▶ **WHAT IS EXPECTED**
Will you output the lines between the ones holding "Convert this chart" and "import seaborn as sns", inclusive, exactly as they stand, and only those lines, with the pictures left out?

▶ **DATA FOR THIS EXERCISE**

***

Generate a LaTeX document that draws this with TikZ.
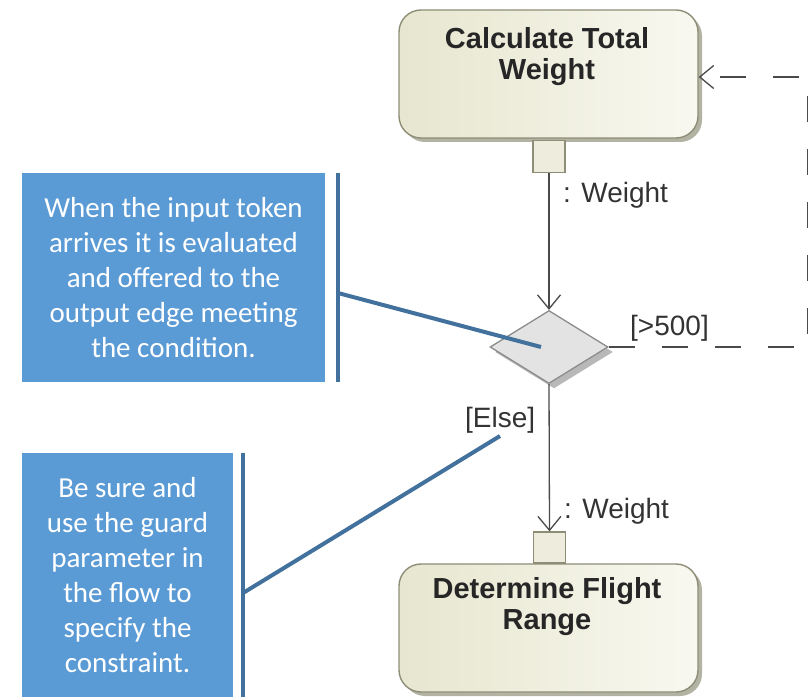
\documentclass[tikz,border=0pt]{standalone}
\usepackage{fontspec}
\setmainfont{Liberation Sans}
\newfontfamily\calloutfont{Carlito}
\usetikzlibrary{arrows.meta,shapes.geometric,shadows}

\definecolor{actleft}{HTML}{E7E6CF}
\definecolor{actright}{HTML}{F8F8F0}
\definecolor{actborder}{HTML}{8E8E78}
\definecolor{actshadow}{HTML}{B3B3A3}
\definecolor{decfill}{HTML}{E3E3E3}
\definecolor{decborder}{HTML}{8C8C8C}
\definecolor{flowcol}{HTML}{4A4A4A}
\definecolor{notefill}{HTML}{5B9BD5}
\definecolor{noteline}{HTML}{41719C}

\tikzset{
  action/.style={draw=actborder, line width=1.4pt, rounded corners=22pt,
    left color=actleft, right color=actright, inner sep=0pt,
    minimum width=299pt, minimum height=128pt,
    drop shadow={shadow xshift=4pt, shadow yshift=-4pt, fill=actshadow, opacity=1}},
  acttext/.style={font=\fontsize{29}{31}\selectfont\bfseries, text=black!85,
    align=center, inner sep=0pt},
  pinbox/.style={draw=actborder, line width=1.3pt, fill=actleft!70!white,
    inner sep=0pt, minimum width=32pt, minimum height=32pt},
  decision/.style={diamond, draw=decborder, line width=1.3pt, fill=decfill,
    inner sep=0pt, aspect=1.6, minimum width=118pt, minimum height=73pt,
    drop shadow={shadow xshift=5pt, shadow yshift=-5pt, fill=black!28, opacity=1}},
  flow/.style={draw=flowcol, line width=1.3pt,
    -{Straight Barb[length=14pt,width=23pt,line width=1.3pt]}},
  guardflow/.style={flow, dash pattern=on 26pt off 27pt},
  flowlabel/.style={font=\fontsize{28}{31}\selectfont, text=black!80, inner sep=0pt},
  note/.style={fill=notefill, text=white, align=center, inner sep=0pt,
    font=\calloutfont\fontsize{29}{35}\selectfont},
  bracket/.style={draw=noteline, line width=4pt},
  pointer/.style={draw=noteline, line width=4pt}
}

\begin{document}
\begin{tikzpicture}[x=1pt,y=-1pt]
\useasboundingbox (0,0) rectangle (810,700);
\clip (0,0) rectangle (810,700);

% actions
\node[action] (calc) at (548.5,74) {};
\node[acttext, anchor=north] (calctxt) at (547,27) {Calculate Total\\Weight};
\node[pinbox] (pinout) at (549,156.5) {};

\node[action] (range) at (548.5,628) {};
\node[acttext, anchor=north] (rangetxt) at (547,577) {Determine Flight\\Range};
\node[pinbox, minimum height=31pt] (pinin) at (549.5,547.5) {};

% decision
\node[decision] (dec) at (549,347) {};

% flows
\draw[flow] (pinout.south) -- (dec.north);
\draw[flow] (dec.south) -- (pinin.north);
\coordinate (loopbr) at (807.5,347);
\coordinate (looptr) at (807.5,77);
\draw[guardflow] (dec.east) -- (loopbr) -- (looptr) -- (calc.east |- looptr);

% flow labels
\node[flowlabel, anchor=base west] (wout) at (563,203) {: Weight};
\node[flowlabel, anchor=base west] (win) at (564,518) {: Weight};
\node[flowlabel, anchor=base west] (gt) at (630,335) {[>500]};
\node[flowlabel, anchor=base west] (else) at (465,427) {[Else]};

% notes
\node[note, minimum width=303pt, minimum height=209pt] (note1) at (173.5,277.5)
  {When the input token\\arrives it is evaluated\\and offered to the\\output edge meeting\\the condition.};
\node[note, minimum width=211pt, minimum height=244pt] (note2) at (127.5,575)
  {Be sure and\\use the guard\\parameter in\\the flow to\\specify the\\constraint.};

\coordinate (b1t) at (338,173);
\coordinate (b1b) at (338,382);
\coordinate (b1m) at (338,293);
\draw[bracket] (b1t) -- (b1b);
\draw[pointer] (b1m) -- ([xshift=-8pt]dec.center);

\coordinate (b2t) at (243,453);
\coordinate (b2b) at (243,697);
\coordinate (b2m) at (243,593);
\coordinate (elsetip) at (500,436);
\draw[bracket] (b2t) -- (b2b);
\draw[pointer] (b2m) -- (elsetip);
\end{tikzpicture}
\end{document}
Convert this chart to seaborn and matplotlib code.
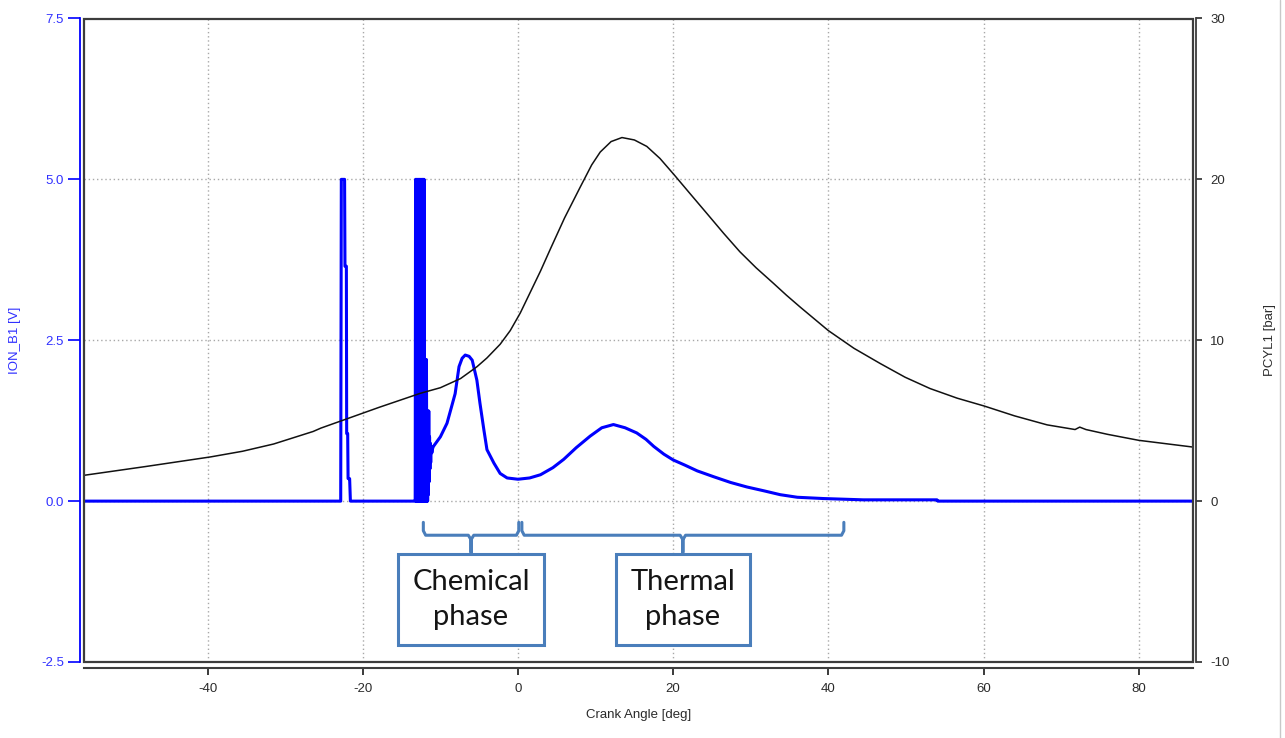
import numpy as np
import pandas as pd
import matplotlib
matplotlib.use("Agg")
import matplotlib.pyplot as plt
from matplotlib.patches import Rectangle
from matplotlib.lines import Line2D
import seaborn as sns

# ---------------- data ----------------
# cylinder pressure trace (bar) vs crank angle (deg)
pcyl_angle = [-56.0, -48.0, -39.6, -35.5, -31.5, -26.4, -25.4, -22.2, -17.9, -12.6,
              -10.0, -7.4, -5.3, -4.0, -2.3, -1.0, 0.3, 1.5, 2.9, 4.2,
              6.0, 8.0, 9.5, 10.6, 12.0, 13.4, 15.0, 16.6, 18.3, 20.1,
              22.2, 24.4, 26.5, 28.6, 30.7, 32.9, 34.6, 36.4, 40.0, 43.3,
              46.7, 49.9, 53.1, 56.6, 60.1, 64.0, 68.2, 71.8, 72.4, 73.2,
              76.0, 80.0, 87.0]
pcyl_bar = [1.60, 2.15, 2.75, 3.10, 3.55, 4.33, 4.54, 5.09, 5.83, 6.70,
            7.05, 7.62, 8.35, 8.90, 9.75, 10.60, 11.70, 12.90, 14.30, 15.70,
            17.60, 19.50, 20.90, 21.70, 22.35, 22.60, 22.45, 22.05, 21.30, 20.30,
            19.10, 17.85, 16.65, 15.50, 14.50, 13.55, 12.80, 12.05, 10.60, 9.50,
            8.55, 7.70, 7.00, 6.40, 5.91, 5.30, 4.74, 4.45, 4.60, 4.45,
            4.15, 3.78, 3.36]

# ion current signal (V): baseline and first spike
ion_pre_angle = [-56.0, -22.85, -22.77, -22.35, -22.30, -22.12, -22.08, -21.95,
                 -21.90, -21.70, -21.60, -13.30]
ion_pre_volts = [0.0, 0.0, 5.0, 5.0, 3.65, 3.65, 1.05, 1.05,
                 0.35, 0.35, 0.0, 0.0]

# ringing burst at the start of combustion
burst_angle = [-13.25, -13.20, -13.15, -13.10, -13.05, -13.00, -12.95, -12.90,
               -12.85, -12.80, -12.75, -12.70, -12.65, -12.60, -12.55, -12.50,
               -12.45, -12.40, -12.35, -12.30, -12.25, -12.20, -12.15, -12.10,
               -12.05, -12.00, -11.95, -11.90, -11.85, -11.80, -11.75, -11.70,
               -11.65, -11.60, -11.55, -11.50, -11.45, -11.40, -11.35, -11.30,
               -11.25, -11.20, -11.10, -11.00]
burst_volts = [0.0, 5.0, 0.0, 5.0, 0.0, 5.0, 0.0, 5.0,
               0.0, 5.0, 0.0, 5.0, 0.0, 5.0, 0.0, 5.0,
               0.0, 5.0, 0.0, 5.0, 0.0, 5.0, 0.0, 5.0,
               0.0, 2.2, 0.0, 2.2, 0.0, 2.2, 0.0, 1.4,
               0.0, 1.4, 0.1, 1.4, 0.3, 1.0, 0.5, 0.9,
               0.6, 0.85, 0.75, 0.82]

# chemical and thermal ionisation peaks
ion_post_angle = [-10.9, -10.0, -9.15, -8.6, -8.1, -7.6, -7.2, -6.8, -6.3, -5.9,
                  -5.3, -4.9, -4.4, -4.0, -3.1, -2.3, -1.4, 0.0, 1.5, 2.9,
                  4.5, 5.9, 7.5, 9.3, 10.8, 12.3, 13.8, 15.3, 16.5, 17.5,
                  18.8, 20.0, 21.5, 23.1, 25.2, 27.4, 29.5, 31.7, 33.8, 36.0,
                  39.4, 44.5, 54.0, 54.1, 87.0]
ion_post_volts = [0.85, 1.00, 1.21, 1.45, 1.67, 2.09, 2.22, 2.27, 2.25, 2.19,
                  1.88, 1.52, 1.11, 0.80, 0.59, 0.43, 0.36, 0.34, 0.36, 0.41,
                  0.52, 0.65, 0.83, 1.01, 1.14, 1.19, 1.14, 1.06, 0.96, 0.85,
                  0.73, 0.64, 0.56, 0.47, 0.38, 0.29, 0.22, 0.16, 0.10, 0.06,
                  0.04, 0.02, 0.02, 0.0, 0.0]

# combustion phases (crank angle ranges)
phase_labels = ["Chemical\nphase", "Thermal\nphase"]
phase_start = [-12.2, 0.5]
phase_end = [0.1, 42.0]

x_ticks = [-40, -20, 0, 20, 40, 60, 80]
ion_ticks = [-2.5, 0.0, 2.5, 5.0, 7.5]
ion_tick_labels = ["-2.5", "0.0", "2.5", "5.0", "7.5"]
pcyl_ticks = [-10, 0, 10, 20, 30]

# ---------------- styling ----------------
sns.set_style("white")
plt.rcParams["font.family"] = ["Liberation Sans", "DejaVu Sans"]

BLUE = "#0000ff"
BLUE_TXT = "#3030ff"
DARK = "#2b2b2b"
FRAME = "#3c3c3c"
GRID = "#a8a8a8"
BOX = "#4a7ebb"

W, H = 1285, 738
fig = plt.figure(figsize=(W / 100, H / 100), dpi=100)
fig.patch.set_facecolor("white")
left, right, top, bottom = 83.5, 1193.0, 18.5, 662.0
ax = fig.add_axes([left / W, 1 - bottom / H, (right - left) / W, (bottom - top) / H])
ax.set_facecolor("white")

ion_df = pd.DataFrame({
    "angle": ion_pre_angle + burst_angle + ion_post_angle,
    "volts": ion_pre_volts + burst_volts + ion_post_volts,
})
pcyl_df = pd.DataFrame({"angle": pcyl_angle, "bar": pcyl_bar})

ax.set_xlim(-56.0, 87.0)
ax.set_ylim(-2.5, 7.5)

# dotted grid
for xv in x_ticks:
    ax.axvline(xv, color=GRID, lw=1.0, ls=(0, (1, 2)), zorder=0)
for yv in [0.0, 2.5, 5.0]:
    ax.axhline(yv, color=GRID, lw=1.0, ls=(0, (1, 2)), zorder=0)

sns.lineplot(data=ion_df, x="angle", y="volts", ax=ax, color=BLUE, lw=2.2,
             estimator=None, sort=False, legend=False, zorder=3)

ax2 = ax.twinx()
ax2.set_ylim(-10, 30)
sns.lineplot(data=pcyl_df, x="angle", y="bar", ax=ax2, color="#111111", lw=1.1,
             estimator=None, sort=False, legend=False, zorder=4)
ax2.set_xlim(-56.0, 87.0)

# axes, ticks and labels
ax.set_xticks(x_ticks)
ax.set_xticklabels([str(v) for v in x_ticks])
ax.set_yticks(ion_ticks)
ax.set_yticklabels(ion_tick_labels)
ax2.set_yticks(pcyl_ticks)
ax2.set_yticklabels([str(v) for v in pcyl_ticks])

for s in ["top", "right"]:
    ax.spines[s].set_visible(False)
for s in ["top", "left", "bottom"]:
    ax2.spines[s].set_visible(False)
ax.spines["left"].set_color(BLUE)
ax.spines["left"].set_linewidth(1.3)
ax.spines["left"].set_position(("outward", 2.5))
ax.spines["bottom"].set_color(FRAME)
ax.spines["bottom"].set_linewidth(1.5)
ax.spines["bottom"].set_position(("outward", 4.3))
ax2.spines["right"].set_color(FRAME)
ax2.spines["right"].set_linewidth(1.3)
ax2.spines["right"].set_position(("outward", 2.2))

ax.tick_params(axis="y", colors=BLUE, labelcolor=BLUE_TXT, length=8.5, width=1.2,
               direction="out", pad=3, labelsize=9.5, left=True)
ax.tick_params(axis="x", colors=DARK, labelcolor=DARK, length=5, width=1.3,
               direction="out", pad=6, labelsize=9.5, bottom=True)
ax2.tick_params(axis="y", colors=DARK, labelcolor=DARK, length=4.3, width=1.2,
                direction="out", pad=6, labelsize=9.5, right=True)

ax.set_xlabel("Crank Angle [deg]", fontsize=9.5, color=DARK)
ax.xaxis.set_label_coords(0.5, -0.073)
ax.set_ylabel("ION_B1 [V]", fontsize=9.5, color=BLUE_TXT)
ax.yaxis.set_label_coords(-0.056, 0.5)
ax2.set_ylabel("PCYL1 [bar]", fontsize=9.5, color=DARK, rotation=90)
ax2.yaxis.set_label_coords(1.064, 0.5)

# plot frame
ax2.add_patch(Rectangle((0, 0), 1, 1, transform=ax2.transAxes, fill=False,
                        ec=FRAME, lw=1.6, clip_on=False, zorder=10))

# phase brackets with labelled boxes
y_end, y_bar, y_stem = -0.33, -0.53, -0.795
for label, s, e in zip(phase_labels, phase_start, phase_end):
    c = (s + e) / 2
    xs = [s, s, s + 0.3, c - 0.35, c, c, c, c + 0.35, e - 0.3, e, e]
    ys = [y_end, y_bar + 0.07, y_bar, y_bar, y_bar - 0.07, y_stem,
          y_bar - 0.07, y_bar, y_bar, y_bar + 0.07, y_end]
    ax.plot(xs, ys, color=BOX, lw=2.2, solid_joinstyle="round",
            solid_capstyle="round", zorder=5)
    ax.text(c, -1.53, label, ha="center", va="center", fontsize=21,
            family=["Lato", "DejaVu Sans"], color="#151515", linespacing=1.45,
            zorder=6,
            bbox=dict(boxstyle="square,pad=0.5", fc="white", ec=BOX, lw=2.2))

# thin window edge at right
fig.add_artist(Line2D([1279.5 / W, 1279.5 / W], [0, 1], transform=fig.transFigure,
                      color="#c8c8c8", lw=1.0))

fig.savefig("out.png", dpi=100)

***

▶ **CORRECT OUTPUT**
Convert this chart to seaborn and matplotlib code.
import numpy as np
import pandas as pd
import matplotlib
matplotlib.use("Agg")
import matplotlib.pyplot as plt
from matplotlib.patches import Rectangle
from matplotlib.lines import Line2D
import seaborn as sns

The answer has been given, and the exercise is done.